I like gardening better than car racing so some of this was lost on me

I like gardening better than car racing so some of this was lost on me

The humdrum reality of Theo’s slow-paced life as a lowly “worker” in a vegetable garden seems to preclude him from following his dreams of speedway glory…but after he is cast out of snail society he undergoes a fateful magical (?) transformation and is reborn as Turbo, a supercharged snail capable of blazing speed. Will Turbo be able to find a way into the human world of high speed car racing? Can he make it to Indianapolis and compete in the big race? Could he even maybe win? People who have ever seen a children’s movie may somehow anticipate the answers to these burning questions (and guess that the French Canadian Gagné is less likable than he first seems), but I will try not to spoil the movie for the one person who is somehow both reader of my blog and looking forward to watching a children’s movie which came out last July.

 

(Dreamworks)

(Dreamworks)

In fact devoted readers may be somewhat surprised to find this blog reviewing a children’s movie–or indeed any movie—since the cinematic art has barely been featured here at all; yet Ferrebeekeeper is deeply concerned with mollusks, and Theo/Turbo is unique in being the mollusk hero of a major Hollywood motion picture (and a spinoff television show on Netflix). Additionally, although I found the movie to be a typical work of rags-to-riches whimsy for children, I enjoyed its message about the narrow and chancy ladders to fame and riches which exist for the little guy. Turbo finds a Chicano taco-shop worker who helps the snail find social media fame (which in turn allows him to pursue further ambitions). The crazy world of internet celebrity is the real turbo-boost which elevates the tiny abject creature to the rarified realms of status and importance. It seems significant that when Theo transforms to Turbo he is shown bouncing through the terrifying and incomprehensible labyrinth of a high tech machine he does not understand at all.
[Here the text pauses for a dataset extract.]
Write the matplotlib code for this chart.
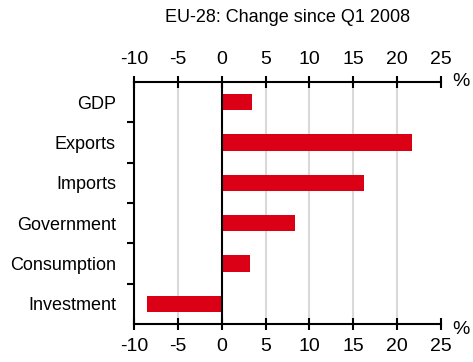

Stereotypes? In an animated movie? Nah...

Stereotypes? In an animated movie? Nah…

The movie is most touching when it features the sundry immigrant shopkeepers who inhabit a run down strip mall where they dream simply of having customers. The filmmakers add some colorful urban Angelino snails (tricked out with customized shells) to give the movie some hip-hop “cred”, but it is obviously a movie about trying to compete in a world where the real contenders are playing in a vastly different league. The only aspect of mollusk existence which seemed true to life was the ever-present fear of being crushed or gobbled up (since Turbo and his snail friends are continuously and realistically threatened with being smashed by monopolistic giants and high speed machines).

Aaaaagh!

Aaaaagh!

I love animated movies and so I am giving Turbo a (very generous) rating of 3.5 shells out of a possible 5. Although the movie was colorful, well animated, and fun, it was much less involved with the bizarre and amazing world of mollusks than it might have been. It was almost as though the snail was a whimsical stand-in for omnipresent economic concerns about globalization. Also the 3D stuff did not work at all. Hollywood, stop featuring 3D! It is a horrible horrible feature which everyone hates!